§ Collected material:
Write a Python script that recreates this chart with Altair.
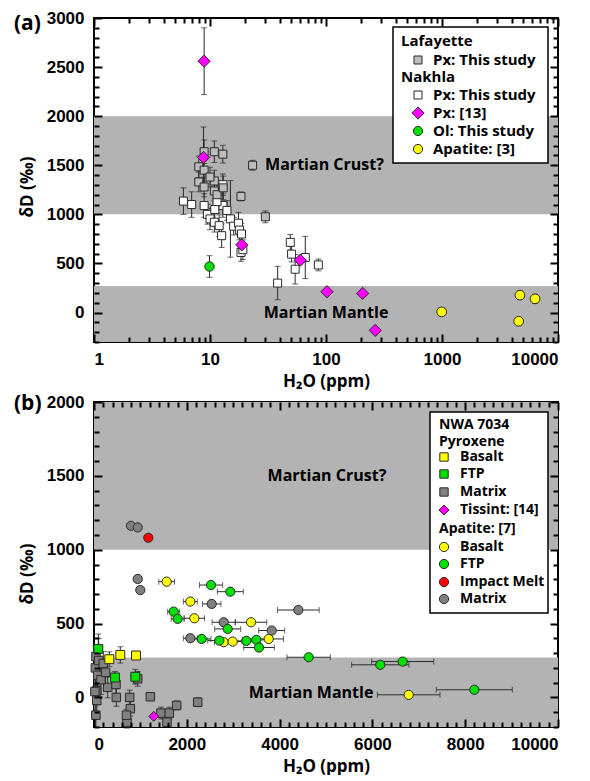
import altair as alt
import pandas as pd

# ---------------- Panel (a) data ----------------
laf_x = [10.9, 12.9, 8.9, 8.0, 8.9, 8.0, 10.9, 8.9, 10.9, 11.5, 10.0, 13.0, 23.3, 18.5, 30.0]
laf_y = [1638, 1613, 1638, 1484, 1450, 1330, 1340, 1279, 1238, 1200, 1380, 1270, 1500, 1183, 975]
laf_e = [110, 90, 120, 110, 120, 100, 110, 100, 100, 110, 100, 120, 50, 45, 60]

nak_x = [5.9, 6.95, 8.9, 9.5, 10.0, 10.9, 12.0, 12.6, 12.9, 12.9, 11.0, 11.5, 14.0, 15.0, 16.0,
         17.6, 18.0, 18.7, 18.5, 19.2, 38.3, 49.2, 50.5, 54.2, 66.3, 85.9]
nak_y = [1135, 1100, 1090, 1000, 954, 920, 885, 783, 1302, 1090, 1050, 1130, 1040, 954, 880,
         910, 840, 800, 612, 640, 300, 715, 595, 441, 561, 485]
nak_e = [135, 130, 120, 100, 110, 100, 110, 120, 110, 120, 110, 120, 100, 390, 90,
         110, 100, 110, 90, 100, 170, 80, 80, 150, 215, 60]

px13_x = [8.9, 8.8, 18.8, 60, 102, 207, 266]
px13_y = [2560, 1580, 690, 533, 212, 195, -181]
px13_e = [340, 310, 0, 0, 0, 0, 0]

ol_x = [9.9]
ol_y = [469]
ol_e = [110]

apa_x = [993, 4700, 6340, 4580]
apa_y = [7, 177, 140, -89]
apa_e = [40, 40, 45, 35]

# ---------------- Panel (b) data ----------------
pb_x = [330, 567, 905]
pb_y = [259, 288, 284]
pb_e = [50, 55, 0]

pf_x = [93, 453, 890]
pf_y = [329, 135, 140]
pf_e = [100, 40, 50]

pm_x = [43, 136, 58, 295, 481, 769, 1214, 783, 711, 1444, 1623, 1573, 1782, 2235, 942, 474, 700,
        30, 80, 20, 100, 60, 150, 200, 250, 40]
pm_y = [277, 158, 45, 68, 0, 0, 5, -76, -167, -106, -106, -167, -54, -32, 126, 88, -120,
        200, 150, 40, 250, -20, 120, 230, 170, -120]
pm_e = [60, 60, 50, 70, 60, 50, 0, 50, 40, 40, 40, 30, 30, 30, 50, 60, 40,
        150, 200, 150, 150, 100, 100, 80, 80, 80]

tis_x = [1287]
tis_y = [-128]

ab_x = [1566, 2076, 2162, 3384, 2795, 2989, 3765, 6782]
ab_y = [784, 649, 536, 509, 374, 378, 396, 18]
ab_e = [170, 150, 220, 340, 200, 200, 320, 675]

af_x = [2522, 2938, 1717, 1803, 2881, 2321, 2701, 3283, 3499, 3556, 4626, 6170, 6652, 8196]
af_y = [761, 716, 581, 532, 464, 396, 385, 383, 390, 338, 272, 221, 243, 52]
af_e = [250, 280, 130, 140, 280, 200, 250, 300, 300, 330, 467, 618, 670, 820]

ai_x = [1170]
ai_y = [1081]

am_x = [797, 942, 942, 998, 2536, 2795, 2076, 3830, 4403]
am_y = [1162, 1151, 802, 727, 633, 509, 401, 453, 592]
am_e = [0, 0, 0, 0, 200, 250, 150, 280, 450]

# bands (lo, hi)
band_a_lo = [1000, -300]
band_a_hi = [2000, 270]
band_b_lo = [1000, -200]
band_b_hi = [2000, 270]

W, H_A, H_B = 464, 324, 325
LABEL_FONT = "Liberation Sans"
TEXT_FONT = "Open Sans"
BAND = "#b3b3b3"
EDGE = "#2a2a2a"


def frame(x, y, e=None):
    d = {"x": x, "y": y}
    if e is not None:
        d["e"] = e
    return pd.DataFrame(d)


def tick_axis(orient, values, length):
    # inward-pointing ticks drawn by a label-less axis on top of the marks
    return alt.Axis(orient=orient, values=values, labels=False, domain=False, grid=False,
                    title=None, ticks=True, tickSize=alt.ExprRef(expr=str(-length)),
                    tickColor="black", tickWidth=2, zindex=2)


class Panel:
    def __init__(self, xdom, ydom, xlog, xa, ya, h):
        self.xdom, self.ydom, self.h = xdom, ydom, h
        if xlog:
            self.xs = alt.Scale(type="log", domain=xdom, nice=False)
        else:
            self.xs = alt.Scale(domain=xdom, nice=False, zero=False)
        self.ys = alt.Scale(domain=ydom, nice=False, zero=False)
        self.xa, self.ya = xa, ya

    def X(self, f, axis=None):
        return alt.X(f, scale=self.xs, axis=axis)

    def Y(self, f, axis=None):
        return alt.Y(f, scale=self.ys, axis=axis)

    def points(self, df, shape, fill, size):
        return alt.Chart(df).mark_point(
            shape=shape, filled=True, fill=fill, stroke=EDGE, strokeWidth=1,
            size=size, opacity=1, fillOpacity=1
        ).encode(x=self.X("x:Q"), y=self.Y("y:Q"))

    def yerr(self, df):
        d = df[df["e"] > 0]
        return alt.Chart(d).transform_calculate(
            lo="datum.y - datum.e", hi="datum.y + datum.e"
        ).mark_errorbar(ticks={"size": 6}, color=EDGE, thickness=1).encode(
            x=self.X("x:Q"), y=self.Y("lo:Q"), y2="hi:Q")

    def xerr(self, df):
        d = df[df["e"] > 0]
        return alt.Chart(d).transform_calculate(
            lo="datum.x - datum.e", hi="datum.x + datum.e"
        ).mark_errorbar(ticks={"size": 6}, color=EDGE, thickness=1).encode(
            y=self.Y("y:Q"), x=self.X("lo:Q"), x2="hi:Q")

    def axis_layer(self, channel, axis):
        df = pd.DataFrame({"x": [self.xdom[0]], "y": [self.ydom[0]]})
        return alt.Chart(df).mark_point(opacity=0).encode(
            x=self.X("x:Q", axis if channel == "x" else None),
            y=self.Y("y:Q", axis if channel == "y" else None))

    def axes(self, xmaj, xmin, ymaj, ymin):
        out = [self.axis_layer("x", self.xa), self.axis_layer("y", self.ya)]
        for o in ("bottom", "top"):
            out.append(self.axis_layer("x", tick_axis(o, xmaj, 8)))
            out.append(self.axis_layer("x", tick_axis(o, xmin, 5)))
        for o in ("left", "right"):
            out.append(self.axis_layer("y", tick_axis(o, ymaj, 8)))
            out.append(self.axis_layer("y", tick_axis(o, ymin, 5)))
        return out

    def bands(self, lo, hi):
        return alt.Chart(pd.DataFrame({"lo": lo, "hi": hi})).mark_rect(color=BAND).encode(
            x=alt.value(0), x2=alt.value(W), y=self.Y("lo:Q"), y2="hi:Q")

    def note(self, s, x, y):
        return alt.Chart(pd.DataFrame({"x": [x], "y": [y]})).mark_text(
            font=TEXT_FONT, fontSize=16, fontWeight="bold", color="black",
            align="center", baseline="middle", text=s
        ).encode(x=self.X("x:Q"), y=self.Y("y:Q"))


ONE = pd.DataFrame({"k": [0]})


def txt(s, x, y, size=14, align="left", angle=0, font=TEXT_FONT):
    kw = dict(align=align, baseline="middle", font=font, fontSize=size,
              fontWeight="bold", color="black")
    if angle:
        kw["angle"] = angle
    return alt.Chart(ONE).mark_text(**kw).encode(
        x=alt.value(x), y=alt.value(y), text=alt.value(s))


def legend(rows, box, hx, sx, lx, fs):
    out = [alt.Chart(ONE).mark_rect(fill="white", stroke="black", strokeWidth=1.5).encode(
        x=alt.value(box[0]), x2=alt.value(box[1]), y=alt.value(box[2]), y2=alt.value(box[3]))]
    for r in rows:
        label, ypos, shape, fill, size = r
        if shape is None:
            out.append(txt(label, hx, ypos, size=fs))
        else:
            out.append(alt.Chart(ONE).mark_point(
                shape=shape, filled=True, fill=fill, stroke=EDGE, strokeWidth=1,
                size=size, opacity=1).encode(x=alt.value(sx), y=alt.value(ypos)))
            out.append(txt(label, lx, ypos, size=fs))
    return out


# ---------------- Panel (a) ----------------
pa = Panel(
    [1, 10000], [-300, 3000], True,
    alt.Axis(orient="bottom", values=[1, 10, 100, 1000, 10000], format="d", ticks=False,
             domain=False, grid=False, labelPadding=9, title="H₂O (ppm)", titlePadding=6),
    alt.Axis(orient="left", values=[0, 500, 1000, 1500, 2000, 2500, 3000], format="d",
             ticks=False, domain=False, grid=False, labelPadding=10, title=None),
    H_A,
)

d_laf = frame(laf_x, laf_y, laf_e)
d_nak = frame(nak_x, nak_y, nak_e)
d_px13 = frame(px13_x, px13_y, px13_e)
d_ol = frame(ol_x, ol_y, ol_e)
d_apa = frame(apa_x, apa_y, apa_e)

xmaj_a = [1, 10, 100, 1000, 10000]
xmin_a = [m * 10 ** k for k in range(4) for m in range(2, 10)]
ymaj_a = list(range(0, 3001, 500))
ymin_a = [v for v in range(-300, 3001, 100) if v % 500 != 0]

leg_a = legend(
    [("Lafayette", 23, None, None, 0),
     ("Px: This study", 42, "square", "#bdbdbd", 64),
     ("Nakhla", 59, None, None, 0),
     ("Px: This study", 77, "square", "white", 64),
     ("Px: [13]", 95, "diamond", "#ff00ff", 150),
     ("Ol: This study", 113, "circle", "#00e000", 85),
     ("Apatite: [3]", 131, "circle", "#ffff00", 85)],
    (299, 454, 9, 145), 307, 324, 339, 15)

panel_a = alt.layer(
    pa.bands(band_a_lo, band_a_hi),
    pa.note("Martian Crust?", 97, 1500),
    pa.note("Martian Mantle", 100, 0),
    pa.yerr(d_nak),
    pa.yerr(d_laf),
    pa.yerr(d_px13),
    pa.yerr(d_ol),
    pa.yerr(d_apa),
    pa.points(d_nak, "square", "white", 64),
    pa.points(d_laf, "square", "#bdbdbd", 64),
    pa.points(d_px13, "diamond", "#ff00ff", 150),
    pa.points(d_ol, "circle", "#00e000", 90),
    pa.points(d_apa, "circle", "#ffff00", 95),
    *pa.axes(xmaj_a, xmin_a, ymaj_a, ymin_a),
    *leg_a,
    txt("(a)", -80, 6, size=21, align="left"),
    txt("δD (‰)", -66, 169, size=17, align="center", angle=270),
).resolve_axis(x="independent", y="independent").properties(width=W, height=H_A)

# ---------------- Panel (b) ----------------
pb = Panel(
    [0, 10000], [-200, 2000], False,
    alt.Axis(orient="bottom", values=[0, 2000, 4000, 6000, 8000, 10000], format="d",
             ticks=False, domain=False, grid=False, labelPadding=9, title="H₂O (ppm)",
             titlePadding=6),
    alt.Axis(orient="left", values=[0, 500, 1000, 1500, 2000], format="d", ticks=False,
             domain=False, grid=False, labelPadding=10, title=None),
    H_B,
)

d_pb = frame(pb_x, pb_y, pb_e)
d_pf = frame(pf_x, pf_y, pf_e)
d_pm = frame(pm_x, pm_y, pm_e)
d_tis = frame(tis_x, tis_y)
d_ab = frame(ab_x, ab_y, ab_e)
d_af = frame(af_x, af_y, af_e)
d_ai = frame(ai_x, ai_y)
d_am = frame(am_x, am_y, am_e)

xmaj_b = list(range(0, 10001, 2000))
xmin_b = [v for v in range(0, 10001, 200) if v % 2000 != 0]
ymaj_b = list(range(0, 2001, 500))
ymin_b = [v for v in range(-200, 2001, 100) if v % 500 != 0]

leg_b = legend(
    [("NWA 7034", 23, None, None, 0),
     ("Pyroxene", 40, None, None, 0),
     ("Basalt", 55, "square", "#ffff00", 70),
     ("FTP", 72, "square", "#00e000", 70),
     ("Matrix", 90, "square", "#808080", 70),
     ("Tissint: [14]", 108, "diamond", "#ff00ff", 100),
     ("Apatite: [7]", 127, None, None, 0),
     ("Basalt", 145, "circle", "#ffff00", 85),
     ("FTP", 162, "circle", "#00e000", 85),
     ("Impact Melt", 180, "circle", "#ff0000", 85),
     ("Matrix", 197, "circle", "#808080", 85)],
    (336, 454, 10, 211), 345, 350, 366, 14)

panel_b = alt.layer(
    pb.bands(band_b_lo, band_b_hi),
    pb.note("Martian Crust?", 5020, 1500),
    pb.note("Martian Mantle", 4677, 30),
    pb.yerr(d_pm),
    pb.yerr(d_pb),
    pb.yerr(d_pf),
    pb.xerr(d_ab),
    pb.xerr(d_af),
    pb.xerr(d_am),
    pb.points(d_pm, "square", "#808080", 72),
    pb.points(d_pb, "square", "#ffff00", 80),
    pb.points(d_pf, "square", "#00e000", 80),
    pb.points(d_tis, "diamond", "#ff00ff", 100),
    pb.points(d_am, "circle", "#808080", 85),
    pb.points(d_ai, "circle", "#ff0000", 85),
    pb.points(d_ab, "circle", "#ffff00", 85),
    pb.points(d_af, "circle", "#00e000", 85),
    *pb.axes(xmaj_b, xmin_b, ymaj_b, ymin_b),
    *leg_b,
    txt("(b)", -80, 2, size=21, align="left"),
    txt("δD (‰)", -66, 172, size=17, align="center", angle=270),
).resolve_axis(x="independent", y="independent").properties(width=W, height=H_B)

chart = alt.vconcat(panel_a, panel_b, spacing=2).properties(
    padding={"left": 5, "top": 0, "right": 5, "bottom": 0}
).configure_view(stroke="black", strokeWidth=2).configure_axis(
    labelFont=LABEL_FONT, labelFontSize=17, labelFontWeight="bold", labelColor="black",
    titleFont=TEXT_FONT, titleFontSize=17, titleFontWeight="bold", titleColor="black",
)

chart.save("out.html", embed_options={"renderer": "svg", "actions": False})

§ Job: Exactly restate the lines from the beginning of the data through the line with "px13_e = [340, 310, 0, 0, 0, 0, 0]", and no others, keeping pictures out.

§ The solution:
Write a Python script that recreates this chart with Altair.
import altair as alt
import pandas as pd

# ---------------- Panel (a) data ----------------
laf_x = [10.9, 12.9, 8.9, 8.0, 8.9, 8.0, 10.9, 8.9, 10.9, 11.5, 10.0, 13.0, 23.3, 18.5, 30.0]
laf_y = [1638, 1613, 1638, 1484, 1450, 1330, 1340, 1279, 1238, 1200, 1380, 1270, 1500, 1183, 975]
laf_e = [110, 90, 120, 110, 120, 100, 110, 100, 100, 110, 100, 120, 50, 45, 60]

nak_x = [5.9, 6.95, 8.9, 9.5, 10.0, 10.9, 12.0, 12.6, 12.9, 12.9, 11.0, 11.5, 14.0, 15.0, 16.0,
         17.6, 18.0, 18.7, 18.5, 19.2, 38.3, 49.2, 50.5, 54.2, 66.3, 85.9]
nak_y = [1135, 1100, 1090, 1000, 954, 920, 885, 783, 1302, 1090, 1050, 1130, 1040, 954, 880,
         910, 840, 800, 612, 640, 300, 715, 595, 441, 561, 485]
nak_e = [135, 130, 120, 100, 110, 100, 110, 120, 110, 120, 110, 120, 100, 390, 90,
         110, 100, 110, 90, 100, 170, 80, 80, 150, 215, 60]

px13_x = [8.9, 8.8, 18.8, 60, 102, 207, 266]
px13_y = [2560, 1580, 690, 533, 212, 195, -181]
px13_e = [340, 310, 0, 0, 0, 0, 0]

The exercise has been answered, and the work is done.